L’Africa si conferma anche quest’anno il continente più colpito dal flagello della fame, che attanaglia in particolare nell’enorme regione subsahariana.
Lo certifica l’Indice globale della fame 2023 (Global Hunger Index) che ogni anno ne monitora i livelli in 136 paesi nel mondo. 58 dei quali, si legge, al ritmo attuale non riusciranno a ridurre la fame entro l’obiettivo fissato dalle Nazioni Unite per il 2030.
Su scala globale, salvo significativi progressi compiuti da alcuni paesi, la lotta alla fame ha subito una stagnazione generale dal 2015 e la carenza di cibo rimane grave o addirittura allarmante in 43 paesi, quasi tutti africani.
L’Asia meridionale e l’Africa subsahariana restano, ormai da due decenni, le regioni del mondo con i livelli di fame più alti.
Con un aumento, a partire dal 2017, della sottoalimentazione, con il numero delle persone denutrite salito da 572 milioni a circa 735 milioni.
E proprio l’Africa si prevede sia l’unica regione destinata a registrare un aumento significativo del numero di persone sottonutrite, da 282 milioni nel 2022 ai 298 milioni previsti nel 2030.
Nell’indice 2023 sono proprio 12 nazioni africane a comparire tra quelle con livelli più alti del pianeta. Al primo posto c’è il Sud Sudan, seguito da Burundi, Somalia, Repubblica Centrafricana, Madagascar, Repubblica democratica del Congo, Lesotho, Niger, Ciad, Guinea-Bissau, Liberia e Sierra Leone.
In particolare, il rapporto parla di “livelli di fame allarmanti” in Burundi, Repubblica Centrafricana, Rd Congo, Lesotho, Madagascar, Niger, Somalia, Sud Sudan e Yemen.
Ci sono però anche esempi virtuosi.
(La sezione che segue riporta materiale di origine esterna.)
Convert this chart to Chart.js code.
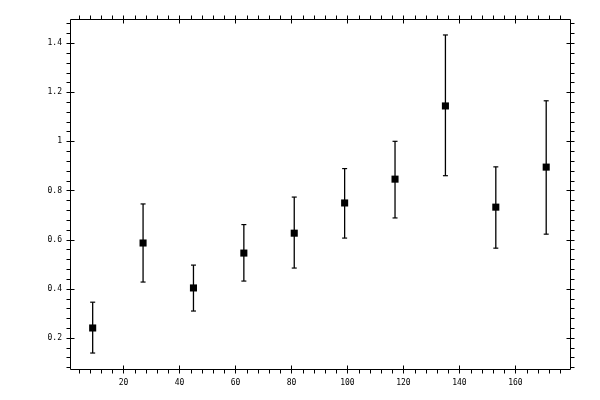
<!DOCTYPE html>
<html>
<head>
<meta charset="utf-8">
<script src="https://cdn.jsdelivr.net/npm/chart.js@4.4.1/dist/chart.umd.min.js"></script>
<style>
  body { margin: 0; background: #fff; }
  canvas { display: block; }
</style>
</head>
<body>
<canvas id="grafico" width="600" height="400"></canvas>
<script>
// valores
const xVals = [9, 27, 45, 63, 81, 99, 117, 135, 153, 171];
const yVals = [0.24, 0.586, 0.403, 0.545, 0.626, 0.749, 0.846, 1.144, 0.732, 0.895];
const yLo = [0.138, 0.427, 0.309, 0.431, 0.484, 0.606, 0.688, 0.86, 0.565, 0.622];
const yHi = [0.345, 0.745, 0.496, 0.661, 0.773, 0.889, 1.0, 1.433, 0.896, 1.165];

const xTicks = [20, 40, 60, 80, 100, 120, 140, 160];
const yTicks = [0.2, 0.4, 0.6, 0.8, 1, 1.2, 1.4];
const xMinorStep = 4;
const yMinorStep = 0.04;

const puntos = xVals.map((x, i) => ({ x: x, y: yVals[i] }));

// una serie por barra de error, con remates tipo 'line'
const barras = xVals.map((x, i) => ({
  data: [{ x: x, y: yLo[i] }, { x: x, y: yHi[i] }],
  showLine: true,
  borderColor: '#000',
  borderWidth: 1.3,
  pointStyle: 'line',
  pointRadius: 2.5,
  pointBorderWidth: 1.2,
  pointBorderColor: '#000',
  order: 1
}));

// marco y marcas de los cuatro lados
const marco = {
  id: 'marco',
  afterDraw(chart) {
    const ctx = chart.ctx;
    const a = chart.chartArea;
    const xs = chart.scales.x, ys = chart.scales.y;
    const L = Math.round(a.left) + 0.5, R = Math.round(a.right) + 0.5;
    const T = Math.round(a.top) + 0.5, B = Math.round(a.bottom) + 0.5;
    ctx.save();
    ctx.strokeStyle = '#000';
    ctx.lineWidth = 1;
    ctx.beginPath();
    ctx.rect(L, T, R - L, B - T);

    for (let v = Math.ceil(xs.min / xMinorStep) * xMinorStep; v <= xs.max; v += xMinorStep) {
      const p = Math.round(xs.getPixelForValue(v)) + 0.5;
      if (xTicks.includes(v)) {
        ctx.moveTo(p, B - 4); ctx.lineTo(p, B + 4);
        ctx.moveTo(p, T - 4); ctx.lineTo(p, T + 4);
      } else {
        ctx.moveTo(p, B); ctx.lineTo(p, B + 4);
        ctx.moveTo(p, T); ctx.lineTo(p, T - 4);
      }
    }
    const n0 = Math.ceil(ys.min / yMinorStep);
    for (let k = n0; k * yMinorStep <= ys.max; k++) {
      const v = Math.round(k * yMinorStep * 100) / 100;
      const p = Math.round(ys.getPixelForValue(v)) + 0.5;
      if (yTicks.some(t => Math.abs(t - v) < 1e-6)) {
        ctx.moveTo(L - 4, p); ctx.lineTo(L + 4, p);
        ctx.moveTo(R - 4, p); ctx.lineTo(R + 4, p);
      } else {
        ctx.moveTo(L, p); ctx.lineTo(L - 4, p);
        ctx.moveTo(R, p); ctx.lineTo(R + 4, p);
      }
    }
    ctx.stroke();
    ctx.restore();
  }
};

const fuente = { family: 'DejaVu Sans Mono', size: 8 };

new Chart(document.getElementById('grafico').getContext('2d'), {
  type: 'scatter',
  data: {
    datasets: [{
      data: puntos,
      pointStyle: 'rect',
      pointRadius: 5,
      pointBorderWidth: 0,
      backgroundColor: '#000',
      borderColor: '#000',
      order: 0
    }].concat(barras)
  },
  options: {
    responsive: false,
    devicePixelRatio: 1,
    animation: false,
    layout: { padding: { top: 19, right: 30, left: 0, bottom: 0 } },
    plugins: { legend: { display: false }, tooltip: { enabled: false } },
    scales: {
      x: {
        type: 'linear',
        min: 0.9,
        max: 179.5,
        grid: { display: false },
        border: { display: false },
        afterBuildTicks: s => { s.ticks = xTicks.map(v => ({ value: v })); },
        afterFit: s => { s.height = 31; },
        ticks: { color: '#000', font: fuente, padding: 1, maxRotation: 0,
          callback: v => String(v) }
      },
      y: {
        type: 'linear',
        min: 0.073,
        max: 1.498,
        grid: { display: false },
        border: { display: false },
        afterBuildTicks: s => { s.ticks = yTicks.map(v => ({ value: v })); },
        afterFit: s => { s.width = 70; },
        ticks: { color: '#000', font: fuente, padding: 0,
          callback: v => String(Math.round(v * 10) / 10) }
      }
    }
  },
  plugins: [marco]
});
</script>
</body>
</html>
Sette paesi i cui punteggi nel 2000 indicavano un livello di fame “estremamente allarmante”, da allora hanno fatto progressi. Sono: Angola, Ciad, Etiopia, Niger, Sierra Leone, Somalia e Zambia.
L’indice definisce poi “particolarmente impressionante, date le sfide affrontate nel mondo e la stagnazione dei livelli di fame a livello globale negli ultimi anni”, i progressi di altri sette paesi: Ciad, Gibuti, Mozambico, Repubblica democratica di Lao, Nepal, Timor Est, Bangladesh e Laos.
Cause molteplici
A gravare sul continente africano è un micidiale mix di condizioni avverse, a partire dagli effetti del cambiamento climatico, con imprevedibili siccità e alluvioni, condizioni estreme che compromettono la produzione alimentare.
A questo si uniscono le tante e prolungate instabilità politiche e i conflitti, che interrompono le attività agricole e spostano le comunità, aggravando ulteriormente la crisi.
Infine l’assenza di politiche sociali e la crescente disuguaglianza economica, che lascia i più vulnerabili senza accesso alle risorse alimentari essenziali.
Oltre a tutto questo, fa notare ancora lo studio, “la popolazione africana è sul punto di raddoppiare entro il 2050, esercitando ulteriore pressione sulla produzione alimentare e sui sistemi di distribuzione, già messi a dura prova dalla domanda esistente”.
Investire sui giovani
Nelle conclusioni, il rapporto fa notare che proprio i paesi più colpiti dalla fame, sono generalmente anche quelli che hanno la più grande risorsa per un cambiamento: i giovani.
Giovani che fino ad ora non hanno avuto la possibilità di partecipare ed avere voce nelle decisioni che influenzano il loro futuro, ma che devono essere messi nelle condizioni di poter “svolgere un ruolo centrale nella trasformazione degli attuali sistemi alimentari fallimentari”.
Applicando “la loro energia e innovazione per aiutare i sistemi alimentari a diventare più sostenibili, più giusti e più capaci di incontrare i bisogni di tutte le persone del mondo, soprattutto di quelle più vulnerabili”.
Per questo gli autori invitano i governi a mettere il cibo “al centro delle politiche, dei programmi e dei processi di governance dei sistemi alimentari” e a mettere le persone nelle condizioni di poter realizzare il proprio diritto a farlo.
In particolare, appunto, i giovani, sulle cui capacità di “diventare leader nella trasformazione dei sistemi alimentari” è fondamentale investire. E questo, “significa investire anche nella loro istruzione e nello sviluppo delle competenze, così come sulla loro salute e alimentazione”.